[Start of Data]

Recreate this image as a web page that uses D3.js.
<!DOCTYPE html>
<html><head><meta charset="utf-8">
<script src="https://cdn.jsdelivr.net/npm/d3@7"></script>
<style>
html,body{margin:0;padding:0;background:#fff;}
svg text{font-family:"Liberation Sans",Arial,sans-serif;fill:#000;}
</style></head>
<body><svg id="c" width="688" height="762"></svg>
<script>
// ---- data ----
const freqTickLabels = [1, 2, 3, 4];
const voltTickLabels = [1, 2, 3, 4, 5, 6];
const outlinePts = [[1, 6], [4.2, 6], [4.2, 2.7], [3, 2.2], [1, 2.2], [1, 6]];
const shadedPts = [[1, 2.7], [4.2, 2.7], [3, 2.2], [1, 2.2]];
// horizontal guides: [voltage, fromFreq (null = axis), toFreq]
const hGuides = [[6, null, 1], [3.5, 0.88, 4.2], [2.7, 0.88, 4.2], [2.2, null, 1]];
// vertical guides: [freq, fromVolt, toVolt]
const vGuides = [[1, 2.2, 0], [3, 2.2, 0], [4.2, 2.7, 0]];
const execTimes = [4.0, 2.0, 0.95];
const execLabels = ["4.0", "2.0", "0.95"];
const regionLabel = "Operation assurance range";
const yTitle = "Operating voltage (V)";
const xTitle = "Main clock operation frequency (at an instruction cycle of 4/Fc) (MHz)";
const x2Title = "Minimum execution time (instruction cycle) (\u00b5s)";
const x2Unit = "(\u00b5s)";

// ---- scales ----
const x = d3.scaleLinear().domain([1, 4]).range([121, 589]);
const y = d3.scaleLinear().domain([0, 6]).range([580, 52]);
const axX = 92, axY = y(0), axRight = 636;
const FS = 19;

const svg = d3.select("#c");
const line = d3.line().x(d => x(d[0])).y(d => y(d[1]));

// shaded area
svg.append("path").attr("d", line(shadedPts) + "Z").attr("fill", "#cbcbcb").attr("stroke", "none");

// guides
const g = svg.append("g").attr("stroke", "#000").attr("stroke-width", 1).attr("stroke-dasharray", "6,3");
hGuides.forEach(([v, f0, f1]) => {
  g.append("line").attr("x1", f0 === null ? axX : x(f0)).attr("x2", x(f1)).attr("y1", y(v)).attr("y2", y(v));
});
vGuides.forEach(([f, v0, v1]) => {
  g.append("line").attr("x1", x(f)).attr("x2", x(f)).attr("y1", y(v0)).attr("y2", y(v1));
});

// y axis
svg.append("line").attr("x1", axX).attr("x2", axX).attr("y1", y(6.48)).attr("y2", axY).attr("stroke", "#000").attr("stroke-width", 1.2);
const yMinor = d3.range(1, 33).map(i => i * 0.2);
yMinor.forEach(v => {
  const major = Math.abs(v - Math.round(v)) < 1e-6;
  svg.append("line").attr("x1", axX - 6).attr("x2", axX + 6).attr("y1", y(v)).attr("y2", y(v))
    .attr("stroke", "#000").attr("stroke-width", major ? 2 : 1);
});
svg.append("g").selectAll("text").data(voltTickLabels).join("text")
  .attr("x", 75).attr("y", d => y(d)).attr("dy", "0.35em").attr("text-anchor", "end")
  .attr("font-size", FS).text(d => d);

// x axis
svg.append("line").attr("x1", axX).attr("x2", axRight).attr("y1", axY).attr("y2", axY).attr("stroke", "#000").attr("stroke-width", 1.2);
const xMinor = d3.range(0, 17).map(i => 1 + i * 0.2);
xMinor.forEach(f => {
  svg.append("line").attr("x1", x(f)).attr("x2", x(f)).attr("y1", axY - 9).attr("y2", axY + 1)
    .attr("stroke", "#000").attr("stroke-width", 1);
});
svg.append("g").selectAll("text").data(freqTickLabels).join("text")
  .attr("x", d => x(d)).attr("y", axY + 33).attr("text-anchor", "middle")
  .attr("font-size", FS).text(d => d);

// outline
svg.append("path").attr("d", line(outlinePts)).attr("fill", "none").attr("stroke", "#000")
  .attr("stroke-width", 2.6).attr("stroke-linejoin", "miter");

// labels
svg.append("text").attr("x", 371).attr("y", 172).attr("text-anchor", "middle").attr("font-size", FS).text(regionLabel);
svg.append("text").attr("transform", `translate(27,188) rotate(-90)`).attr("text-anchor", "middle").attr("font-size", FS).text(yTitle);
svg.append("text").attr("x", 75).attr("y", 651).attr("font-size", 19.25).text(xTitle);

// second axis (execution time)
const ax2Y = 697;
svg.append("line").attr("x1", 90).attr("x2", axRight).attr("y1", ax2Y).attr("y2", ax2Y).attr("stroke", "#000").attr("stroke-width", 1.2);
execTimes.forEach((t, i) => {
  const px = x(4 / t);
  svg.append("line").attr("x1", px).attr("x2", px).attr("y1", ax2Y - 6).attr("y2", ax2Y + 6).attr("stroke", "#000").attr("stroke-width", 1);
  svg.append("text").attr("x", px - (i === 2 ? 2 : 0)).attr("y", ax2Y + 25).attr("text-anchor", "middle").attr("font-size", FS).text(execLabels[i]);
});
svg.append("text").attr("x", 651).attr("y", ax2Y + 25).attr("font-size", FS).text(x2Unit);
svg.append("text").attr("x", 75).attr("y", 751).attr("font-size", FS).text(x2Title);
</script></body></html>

[End of Data]

▶ Set problem
Print the whole listing exactly as it is.

▶ Answer
Recreate this image as a web page that uses D3.js.
<!DOCTYPE html>
<html><head><meta charset="utf-8">
<script src="https://cdn.jsdelivr.net/npm/d3@7"></script>
<style>
html,body{margin:0;padding:0;background:#fff;}
svg text{font-family:"Liberation Sans",Arial,sans-serif;fill:#000;}
</style></head>
<body><svg id="c" width="688" height="762"></svg>
<script>
// ---- data ----
const freqTickLabels = [1, 2, 3, 4];
const voltTickLabels = [1, 2, 3, 4, 5, 6];
const outlinePts = [[1, 6], [4.2, 6], [4.2, 2.7], [3, 2.2], [1, 2.2], [1, 6]];
const shadedPts = [[1, 2.7], [4.2, 2.7], [3, 2.2], [1, 2.2]];
// horizontal guides: [voltage, fromFreq (null = axis), toFreq]
const hGuides = [[6, null, 1], [3.5, 0.88, 4.2], [2.7, 0.88, 4.2], [2.2, null, 1]];
// vertical guides: [freq, fromVolt, toVolt]
const vGuides = [[1, 2.2, 0], [3, 2.2, 0], [4.2, 2.7, 0]];
const execTimes = [4.0, 2.0, 0.95];
const execLabels = ["4.0", "2.0", "0.95"];
const regionLabel = "Operation assurance range";
const yTitle = "Operating voltage (V)";
const xTitle = "Main clock operation frequency (at an instruction cycle of 4/Fc) (MHz)";
const x2Title = "Minimum execution time (instruction cycle) (\u00b5s)";
const x2Unit = "(\u00b5s)";

// ---- scales ----
const x = d3.scaleLinear().domain([1, 4]).range([121, 589]);
const y = d3.scaleLinear().domain([0, 6]).range([580, 52]);
const axX = 92, axY = y(0), axRight = 636;
const FS = 19;

const svg = d3.select("#c");
const line = d3.line().x(d => x(d[0])).y(d => y(d[1]));

// shaded area
svg.append("path").attr("d", line(shadedPts) + "Z").attr("fill", "#cbcbcb").attr("stroke", "none");

// guides
const g = svg.append("g").attr("stroke", "#000").attr("stroke-width", 1).attr("stroke-dasharray", "6,3");
hGuides.forEach(([v, f0, f1]) => {
  g.append("line").attr("x1", f0 === null ? axX : x(f0)).attr("x2", x(f1)).attr("y1", y(v)).attr("y2", y(v));
});
vGuides.forEach(([f, v0, v1]) => {
  g.append("line").attr("x1", x(f)).attr("x2", x(f)).attr("y1", y(v0)).attr("y2", y(v1));
});

// y axis
svg.append("line").attr("x1", axX).attr("x2", axX).attr("y1", y(6.48)).attr("y2", axY).attr("stroke", "#000").attr("stroke-width", 1.2);
const yMinor = d3.range(1, 33).map(i => i * 0.2);
yMinor.forEach(v => {
  const major = Math.abs(v - Math.round(v)) < 1e-6;
  svg.append("line").attr("x1", axX - 6).attr("x2", axX + 6).attr("y1", y(v)).attr("y2", y(v))
    .attr("stroke", "#000").attr("stroke-width", major ? 2 : 1);
});
svg.append("g").selectAll("text").data(voltTickLabels).join("text")
  .attr("x", 75).attr("y", d => y(d)).attr("dy", "0.35em").attr("text-anchor", "end")
  .attr("font-size", FS).text(d => d);

// x axis
svg.append("line").attr("x1", axX).attr("x2", axRight).attr("y1", axY).attr("y2", axY).attr("stroke", "#000").attr("stroke-width", 1.2);
const xMinor = d3.range(0, 17).map(i => 1 + i * 0.2);
xMinor.forEach(f => {
  svg.append("line").attr("x1", x(f)).attr("x2", x(f)).attr("y1", axY - 9).attr("y2", axY + 1)
    .attr("stroke", "#000").attr("stroke-width", 1);
});
svg.append("g").selectAll("text").data(freqTickLabels).join("text")
  .attr("x", d => x(d)).attr("y", axY + 33).attr("text-anchor", "middle")
  .attr("font-size", FS).text(d => d);

// outline
svg.append("path").attr("d", line(outlinePts)).attr("fill", "none").attr("stroke", "#000")
  .attr("stroke-width", 2.6).attr("stroke-linejoin", "miter");

// labels
svg.append("text").attr("x", 371).attr("y", 172).attr("text-anchor", "middle").attr("font-size", FS).text(regionLabel);
svg.append("text").attr("transform", `translate(27,188) rotate(-90)`).attr("text-anchor", "middle").attr("font-size", FS).text(yTitle);
svg.append("text").attr("x", 75).attr("y", 651).attr("font-size", 19.25).text(xTitle);

// second axis (execution time)
const ax2Y = 697;
svg.append("line").attr("x1", 90).attr("x2", axRight).attr("y1", ax2Y).attr("y2", ax2Y).attr("stroke", "#000").attr("stroke-width", 1.2);
execTimes.forEach((t, i) => {
  const px = x(4 / t);
  svg.append("line").attr("x1", px).attr("x2", px).attr("y1", ax2Y - 6).attr("y2", ax2Y + 6).attr("stroke", "#000").attr("stroke-width", 1);
  svg.append("text").attr("x", px - (i === 2 ? 2 : 0)).attr("y", ax2Y + 25).attr("text-anchor", "middle").attr("font-size", FS).text(execLabels[i]);
});
svg.append("text").attr("x", 651).attr("y", ax2Y + 25).attr("font-size", FS).text(x2Unit);
svg.append("text").attr("x", 75).attr("y", 751).attr("font-size", FS).text(x2Title);
</script></body></html>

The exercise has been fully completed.